Hoca’nın İslami yaşantısını, ahlakını ve hizmetlerini döneminden sonra da dilden dile, gönülden gönüle aktarılmasına dayanak olan temel kuralları da burada söylemeliyim:

“Onlar hayırlı işlere koşar, birbirleriyle yarış ederler.” (Âl-i İmrân 114)

“Ancak tevbe eden, iman eden ve salih amellerde bulunup davranan başka; işte onların günahlarını Allah iyiliklere çevirir. Allah, çok bağışlayandır, çok esirgeyendir.” (Furkan 70)

“Kim iyilikte bulunarak kendisini Allah’a teslim ederse, artık onun Rabbi Katında ecri vardır. Onlar için korku yoktur ve onlar mahzun olmayacaklardır.” (Bakara 112)

“Onların ‘gizlice söyleşmelerinin’ çoğunda hayır yok. Ancak bir sadaka vermeyi veya iyilikte bulunmayı ya da insanların arasını düzeltmeyi emredenlerinki başka. Kim Allah’ın rızasını isteyerek böyle yaparsa, artık ona büyük bir ecir vereceğiz.” (Nisa 114)

“Sizden, hayra çağıran, iyiliği emreden ve kötülükten men eden bir topluluk bulunsun. İşte kurtuluşa erenler onlardır.” (Al-i İmran 104)

 “İnsanların en hayırlısı insanlara faydalı olandır.”(Buhari)

“Kimin Allah yolunda bir tek saçı ağarırsa, bu, kıyâmet günü onun için bir nûr olur.” Tirmizî)

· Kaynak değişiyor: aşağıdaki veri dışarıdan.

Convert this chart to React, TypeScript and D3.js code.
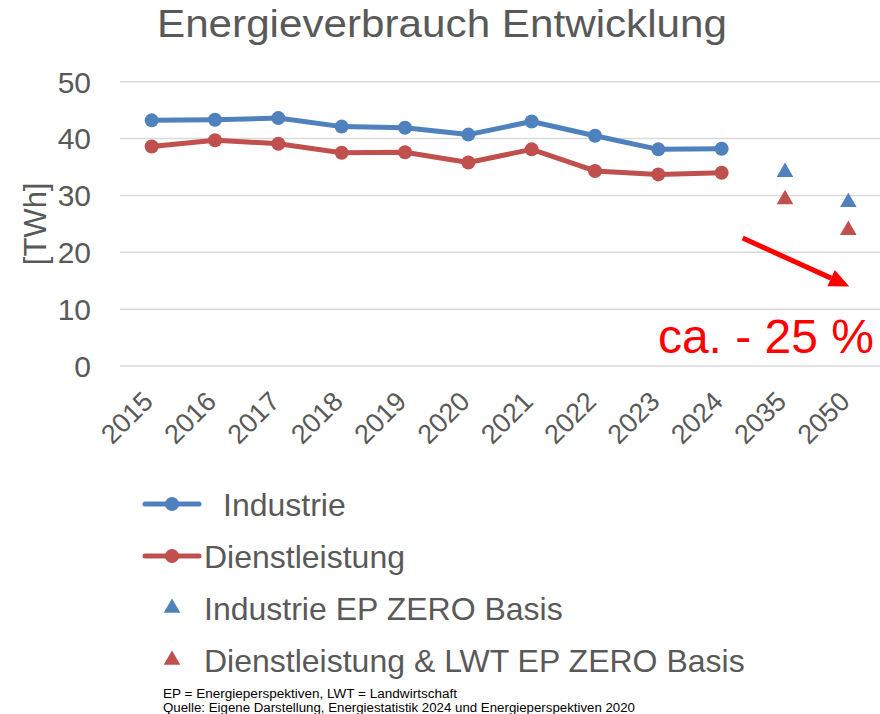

 “İnsanlardan öyleleri vardır ki; onlar hayra anahtar, şerre de kilittir. Öyleleri de vardır ki şerre anahtar hayra kilittir. Allah’ın, ellerine hayrın anahtarlarını verdiği kimselere ne mutlu! Allah’ın, şerrin anahtarlarını ellerine verdiği kimselere de yazıklar olsun!” (İbn-i Mâce)

“Benden bir âyet bile olsa insanlara ulaştırınız!”  (Buhârî)

Hoca’nın ufkunun nasıl oluştuğuna dair çok şey söylenebilir. En öz ifade ise Hz. Ali’nin Resulullah’ın (S.A.V.) özellik ve vasıflarını anlatan meşhur şemail hadisinde ön plana çıkar. Hilye-i Şerif olarak cami ve evlerimizi şereflendiren bu rivayette Hoca’nın örnek aldığı peygamber şöyle anlatılır: “Onu ansızın gören sevgiyle ve saygıyla ürperir, onu tanıyan onu sever ve onu başkalarına anlatırken ondan önce veya sonra onun gibisini görmedim der.”